食欲のない保護猫は腎不全だった 入院中もごろごろ甘えてご挨拶 頑張り続けるあなたに幸が訪れますように
今から数年前、福岡県のとあるエリアで外猫たちのTNRが実施されました。そこではすべての外猫の不妊手術を実施した後、元いた場所にリターンする予定でしたが、そのうちの1匹に後ろ足の動きがおかしい白黒の猫がいました。
丸っこい体と凝視するような瞳がかわいいオスのロンくんという猫です。TNRを実施した福岡県のボランティアチーム、わんにゃんレスキュー・はぴねすでは、「後ろ足が悪いまま地域にリターンさせても、幸せにはなれないかも」と考え、ロンくんだけはリターンせず、保護に切り替え、優しい里親さんとのマッチングを目指すことにしました。

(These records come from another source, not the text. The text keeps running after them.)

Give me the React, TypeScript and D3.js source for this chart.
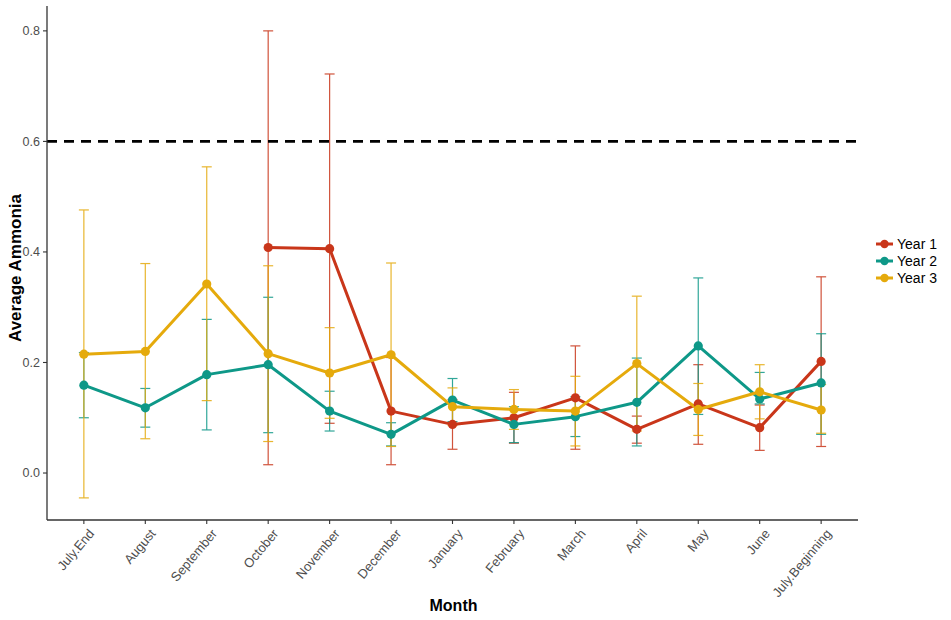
import { useEffect, useRef } from 'react';
import * as d3 from 'd3';

const MONTHS = ['July.End', 'August', 'September', 'October', 'November', 'December', 'January',
  'February', 'March', 'April', 'May', 'June', 'July.Beginning'];

const YEARS = ['Year 1', 'Year 2', 'Year 3'];

// mean, lower, upper per month (null = no data)
const YEAR1_MEAN = [null, null, null, 0.408, 0.406, 0.112, 0.088, 0.100, 0.136, 0.079, 0.125, 0.082, 0.202];
const YEAR1_LO = [null, null, null, 0.015, 0.090, 0.015, 0.043, 0.054, 0.043, 0.054, 0.052, 0.041, 0.048];
const YEAR1_HI = [null, null, null, 0.800, 0.722, 0.209, 0.133, 0.146, 0.230, 0.103, 0.196, 0.123, 0.355];

const YEAR2_MEAN = [0.159, 0.118, 0.178, 0.196, 0.112, 0.070, 0.132, 0.088, 0.102, 0.128, 0.230, 0.134, 0.163];
const YEAR2_LO = [0.100, 0.083, 0.078, 0.073, 0.076, 0.049, 0.093, 0.055, 0.066, 0.049, 0.106, 0.125, 0.070];
const YEAR2_HI = [0.218, 0.153, 0.278, 0.318, 0.148, 0.091, 0.171, 0.120, 0.138, 0.208, 0.353, 0.182, 0.252];

const YEAR3_MEAN = [0.215, 0.220, 0.342, 0.216, 0.181, 0.214, 0.120, 0.115, 0.112, 0.198, 0.115, 0.147, 0.114];
const YEAR3_LO = [-0.045, 0.062, 0.131, 0.057, 0.099, 0.048, 0.086, 0.079, 0.049, 0.076, 0.068, 0.098, 0.072];
const YEAR3_HI = [0.476, 0.379, 0.554, 0.375, 0.263, 0.380, 0.154, 0.151, 0.175, 0.320, 0.162, 0.196, 0.160];

const Y_TICKS = [0, 0.2, 0.4, 0.6, 0.8];
const THRESHOLD = 0.6;

const COLORS = ['#C9361A', '#0E9888', '#E5AA0C'];

interface Pt { month: string; mean: number; lo: number; hi: number }

function build(mean: (number | null)[], lo: (number | null)[], hi: (number | null)[]): Pt[] {
  const out: Pt[] = [];
  MONTHS.forEach((m, i) => {
    if (mean[i] == null) return;
    out.push({ month: m, mean: mean[i] as number, lo: lo[i] as number, hi: hi[i] as number });
  });
  return out;
}

const SERIES = [
  build(YEAR1_MEAN, YEAR1_LO, YEAR1_HI),
  build(YEAR2_MEAN, YEAR2_LO, YEAR2_HI),
  build(YEAR3_MEAN, YEAR3_LO, YEAR3_HI),
];

const W = 951, H = 620;
const FONT = 'Liberation Sans, Arial, sans-serif';

export default function App() {
  const svgRef = useRef<SVGSVGElement>(null);

  useEffect(() => {
    if (!svgRef.current) return;
    const svg = d3.select(svgRef.current);
    svg.selectAll('*').remove();

    const left = 47, right = 858, top = 6, bottom = 520;
    const x = d3.scalePoint<string>().domain(MONTHS).range([left, right]).padding(0.6);
    const y = d3.scaleLinear().domain([-0.085, 0.845]).range([bottom, top]);

    // error bars
    const capW = 5;
    SERIES.forEach((s, k) => {
      const g = svg.append('g').attr('stroke', COLORS[k]).attr('stroke-width', 1.2).attr('opacity', 0.85);
      s.forEach(d => {
        const cx = x(d.month)!;
        g.append('line').attr('x1', cx).attr('x2', cx).attr('y1', y(d.lo)).attr('y2', y(d.hi));
        g.append('line').attr('x1', cx - capW).attr('x2', cx + capW).attr('y1', y(d.lo)).attr('y2', y(d.lo));
        g.append('line').attr('x1', cx - capW).attr('x2', cx + capW).attr('y1', y(d.hi)).attr('y2', y(d.hi));
      });
    });

    // lines
    const line = d3.line<Pt>().x(d => x(d.month)!).y(d => y(d.mean));
    SERIES.forEach((s, k) => {
      svg.append('path').datum(s).attr('d', line).attr('fill', 'none')
        .attr('stroke', COLORS[k]).attr('stroke-width', 3).attr('stroke-linejoin', 'round');
    });

    // points
    SERIES.forEach((s, k) => {
      svg.append('g').selectAll('circle').data(s).enter().append('circle')
        .attr('cx', d => x(d.month)!).attr('cy', d => y(d.mean)).attr('r', 4.6)
        .attr('fill', COLORS[k]);
    });

    // threshold
    svg.append('line').attr('x1', left).attr('x2', right)
      .attr('y1', y(THRESHOLD)).attr('y2', y(THRESHOLD))
      .attr('stroke', '#000').attr('stroke-width', 2.8).attr('stroke-dasharray', '10,7');

    // axes
    const axisG = svg.append('g');
    axisG.append('line').attr('x1', left).attr('x2', left).attr('y1', top).attr('y2', bottom)
      .attr('stroke', '#333').attr('stroke-width', 1.3);
    axisG.append('line').attr('x1', left).attr('x2', right).attr('y1', bottom).attr('y2', bottom)
      .attr('stroke', '#333').attr('stroke-width', 1.3);

    Y_TICKS.forEach(t => {
      axisG.append('line').attr('x1', left - 4).attr('x2', left).attr('y1', y(t)).attr('y2', y(t))
        .attr('stroke', '#333').attr('stroke-width', 1.1);
      axisG.append('text').attr('x', left - 7).attr('y', y(t)).attr('dy', '0.35em')
        .attr('text-anchor', 'end').attr('font-family', FONT).attr('font-size', 12.5)
        .attr('fill', '#4d4d4d').text(t.toFixed(1));
    });

    MONTHS.forEach(m => {
      const cx = x(m)!;
      axisG.append('line').attr('x1', cx).attr('x2', cx).attr('y1', bottom).attr('y2', bottom + 4)
        .attr('stroke', '#333').attr('stroke-width', 1.1);
      axisG.append('text')
        .attr('transform', `translate(${cx + 4},${bottom + 8}) rotate(-50)`)
        .attr('text-anchor', 'end').attr('dy', '0.7em')
        .attr('font-family', FONT).attr('font-size', 13).attr('fill', '#4d4d4d').text(m);
    });

    // titles
    svg.append('text').attr('x', (left + right) / 2 + 1).attr('y', 611).attr('text-anchor', 'middle')
      .attr('font-family', FONT).attr('font-size', 16).attr('font-weight', 'bold').attr('fill', '#000')
      .text('Month');
    svg.append('text').attr('transform', `translate(21,${(top + bottom) / 2 + 5}) rotate(-90)`)
      .attr('text-anchor', 'middle').attr('font-family', FONT).attr('font-size', 17)
      .attr('font-weight', 'bold').attr('fill', '#000').text('Average Ammonia');

    // legend
    const lg = svg.append('g').attr('transform', 'translate(876,244)');
    YEARS.forEach((name, k) => {
      const row = lg.append('g').attr('transform', `translate(0,${k * 17})`);
      row.append('line').attr('x1', 0).attr('x2', 17).attr('y1', 0).attr('y2', 0)
        .attr('stroke', COLORS[k]).attr('stroke-width', 3);
      row.append('circle').attr('cx', 8.5).attr('cy', 0).attr('r', 4.2).attr('fill', COLORS[k]);
      row.append('text').attr('x', 21).attr('y', 0).attr('dy', '0.36em')
        .attr('font-family', FONT).attr('font-size', 14).attr('fill', '#000').text(name);
    });
  }, []);

  return (
    <svg ref={svgRef} width={W} height={H}
      style={{ position: 'absolute', left: 0, top: 0, background: '#fff' }} />
  );
}
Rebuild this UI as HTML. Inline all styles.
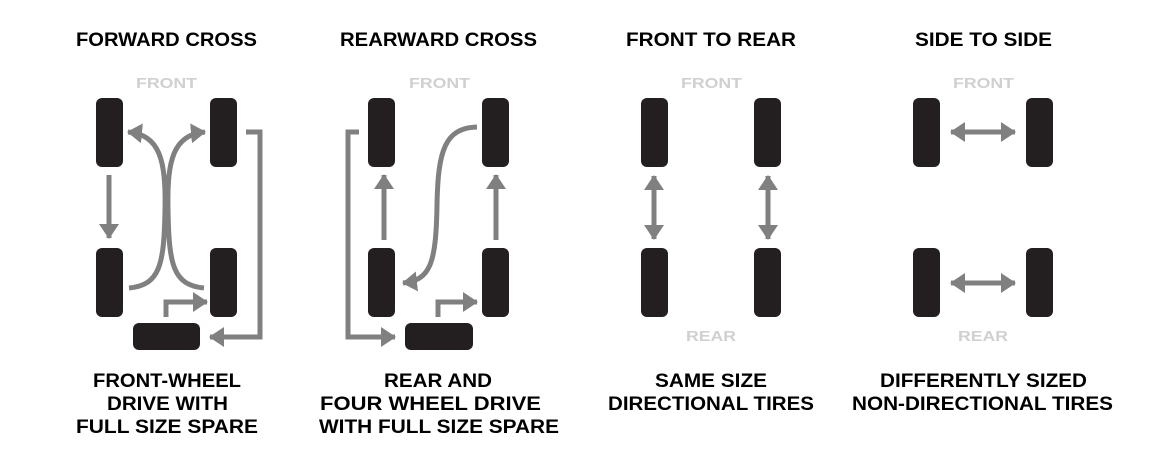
<!DOCTYPE html>
<html><head><style>
html,body{margin:0;padding:0;background:#fff;}
svg{display:block;}
text{font-family:"Liberation Sans",sans-serif;font-weight:bold;}
</style></head><body>
<svg width="1150" height="450" viewBox="0 0 1150 450" xmlns="http://www.w3.org/2000/svg">
<defs>
<marker id="a" markerUnits="userSpaceOnUse" markerWidth="16" markerHeight="20" refX="14" refY="10" orient="auto">
<path d="M0,0 L15,10 L0,20 Z" fill="#808080"/>
</marker>
<marker id="b" markerUnits="userSpaceOnUse" markerWidth="16" markerHeight="20" refX="1" refY="10" orient="auto">
<path d="M15,0 L0,10 L15,20 Z" fill="#808080"/>
</marker>
</defs>
<g fill="#000" font-size="19">
<text x="76" y="46" textLength="181" lengthAdjust="spacingAndGlyphs">FORWARD CROSS</text>
<text x="340" y="46" textLength="197" lengthAdjust="spacingAndGlyphs">REARWARD CROSS</text>
<text x="626" y="46" textLength="170" lengthAdjust="spacingAndGlyphs">FRONT TO REAR</text>
<text x="915" y="46" textLength="137" lengthAdjust="spacingAndGlyphs">SIDE TO SIDE</text>
<text x="93" y="387" textLength="148" lengthAdjust="spacingAndGlyphs">FRONT-WHEEL</text>
<text x="107" y="410" textLength="121" lengthAdjust="spacingAndGlyphs">DRIVE WITH</text>
<text x="76" y="433" textLength="182" lengthAdjust="spacingAndGlyphs">FULL SIZE SPARE</text>
<text x="384" y="387" textLength="108" lengthAdjust="spacingAndGlyphs">REAR AND</text>
<text x="320" y="410" textLength="221" lengthAdjust="spacingAndGlyphs">FOUR WHEEL DRIVE</text>
<text x="319" y="433" textLength="240" lengthAdjust="spacingAndGlyphs">WITH FULL SIZE SPARE</text>
<text x="655" y="387" textLength="112" lengthAdjust="spacingAndGlyphs">SAME SIZE</text>
<text x="608" y="410" textLength="206" lengthAdjust="spacingAndGlyphs">DIRECTIONAL TIRES</text>
<text x="880" y="387" textLength="207" lengthAdjust="spacingAndGlyphs">DIFFERENTLY SIZED</text>
<text x="852" y="410" textLength="261" lengthAdjust="spacingAndGlyphs">NON-DIRECTIONAL TIRES</text>
</g>
<g fill="#d0d0d0" font-size="15">
<text x="136" y="88" textLength="61" lengthAdjust="spacingAndGlyphs">FRONT</text>
<text x="409" y="88" textLength="61" lengthAdjust="spacingAndGlyphs">FRONT</text>
<text x="681" y="88" textLength="61" lengthAdjust="spacingAndGlyphs">FRONT</text>
<text x="953" y="88" textLength="61" lengthAdjust="spacingAndGlyphs">FRONT</text>
<text x="686" y="341" textLength="50" lengthAdjust="spacingAndGlyphs">REAR</text>
<text x="958" y="341" textLength="50" lengthAdjust="spacingAndGlyphs">REAR</text>
</g>
<g fill="#231f20">
<rect x="96" y="98" width="27" height="69" rx="6"/><rect x="210" y="98" width="27" height="69" rx="6"/>
<rect x="96" y="248" width="27" height="69" rx="6"/><rect x="210" y="248" width="27" height="69" rx="6"/>
<rect x="133" y="323" width="67" height="27" rx="6"/>
<rect x="368" y="98" width="27" height="69" rx="6"/><rect x="482" y="98" width="27" height="69" rx="6"/>
<rect x="368" y="248" width="27" height="69" rx="6"/><rect x="482" y="248" width="27" height="69" rx="6"/>
<rect x="405" y="323" width="68" height="27" rx="6"/>
<rect x="641" y="98" width="27" height="69" rx="6"/><rect x="754" y="98" width="27" height="69" rx="6"/>
<rect x="641" y="248" width="27" height="69" rx="6"/><rect x="754" y="248" width="27" height="69" rx="6"/>
<rect x="913" y="98" width="27" height="69" rx="6"/><rect x="1026" y="98" width="27" height="69" rx="6"/>
<rect x="913" y="248" width="27" height="69" rx="6"/><rect x="1026" y="248" width="27" height="69" rx="6"/>
</g>
<g stroke="#808080" stroke-width="5" fill="none">
<path d="M109,175 L109,238" marker-end="url(#a)"/>
<path d="M246,132 L260,132 L260,337 L210,337" marker-end="url(#a)"/>
<path d="M166,317 L166,302 L207,302" marker-end="url(#a)"/>
<path d="M129,288 C160,285 164,265 165,210 C166,160 160,135 128,132" marker-end="url(#a)"/>
<path d="M204,288 C173,285 169,265 168,210 C167,160 173,135 205,132" marker-end="url(#a)"/>
<path d="M359,132 L348,132 L348,337 L395,337" marker-end="url(#a)"/>
<path d="M384,240 L384,175" marker-end="url(#a)"/>
<path d="M496,240 L496,175" marker-end="url(#a)"/>
<path d="M438,317 L438,302 L477,302" marker-end="url(#a)"/>
<path d="M477,127 C445,128 438,150 437,205 C436,265 430,280 403,283" marker-end="url(#a)"/>
<path d="M654,176 L654,239" marker-start="url(#b)" marker-end="url(#a)"/>
<path d="M768,176 L768,239" marker-start="url(#b)" marker-end="url(#a)"/>
<path d="M951,132 L1015,132" marker-start="url(#b)" marker-end="url(#a)"/>
<path d="M951,283 L1015,283" marker-start="url(#b)" marker-end="url(#a)"/>
</g>
</svg>
</body></html>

■人間との生活に少しずつ慣れたものの、何故かエサを食べなくなった
保護当初は警戒気味だったロンくんでしたが、だんだんと人間との生活に慣れていきました。そして、「家猫トレーニング」をするのと合わせて、里親募集もスタート。ロンくんの柔軟な性格とイケメンぶりなら、「ずっとのお家」探しもそう時間はかからないだろうと当初は思われていました。
しかし、程なくしてロンくんはエサを食べたがらなくなりました。食べようとしてもヨダレを垂らし、何かが痛いのか悲鳴をあげるばかりの日々が続きました。
■ロンくんは腎不全を起こしていた
動物病院での診断は当初「歯茎に何らかの炎症が起きているのかもしれない」といったもので、投薬治療を行なった後に、最終手段として全身麻酔による全抜歯も実施。多少はエサを口にできるようになったロンくんでしたが、それでも度々エサを食べる際にやはり痛がって悲鳴をあげることがありました。
そして、何とかエサを口にすることがあっても、ロンくんは痩せていく一方です。改めて動物病院に連れていくと、なんとロンくんは腎不全を起こしていることが判明。即入院し酸素室で過ごすことになりました。
■入院中でもメンバーの姿を見ればゴロゴロ
静脈点滴を受けるようになり、少し痛みが和らいできたのかロンくんは表情が柔らかくなりました。そして、酸素室の中にいてもはぴねすメンバーの姿を前にして大喜び。立ち上がってこちらに歩いてきてくれ、ゴロゴロと喉を鳴らしてご挨拶。やはり自分の命を救い愛情を注いでくれたメンバーに、ずっと変わらぬ信頼を寄せているように映りました。
■頑張り続けるロンくんに「お家」が見つかりますように
しばらくしてロンくんは退院することになりました。腎不全の完治は難しく悪化しないように献身的な世話をし続ける必要がありますが、それでも体調が安定したことでの退院でした。
がんばるロンくんを前に「退院できて良かったね」「よく頑張ったね」と優しく声をかけるメンバーでしたが、その一方、相変わらずエサを嫌がることがあり、またベッドで寝ている間にしかトイレをしなくなりました。
メンバーは「重篤な持病があって、トイレもうまくできないとなると、現実的に考えれば『迎え入れたい』『ずっとお世話をしたい』という里親希望者さんは、そう現れないだろう」と思いました。
しかし、それでも諦めずにロンくんの里親募集をかけ続けることにしました。外猫として生まれ、生まれつきの障がいや持病もある中で、日々頑張り続けるロンくんにはやはり「本当の家族」「ずっとの家族」がいることがベストです。ここまでがんばって生き抜くロンくんの前に「うちにおいで」の声がかかることを祈るばかりです。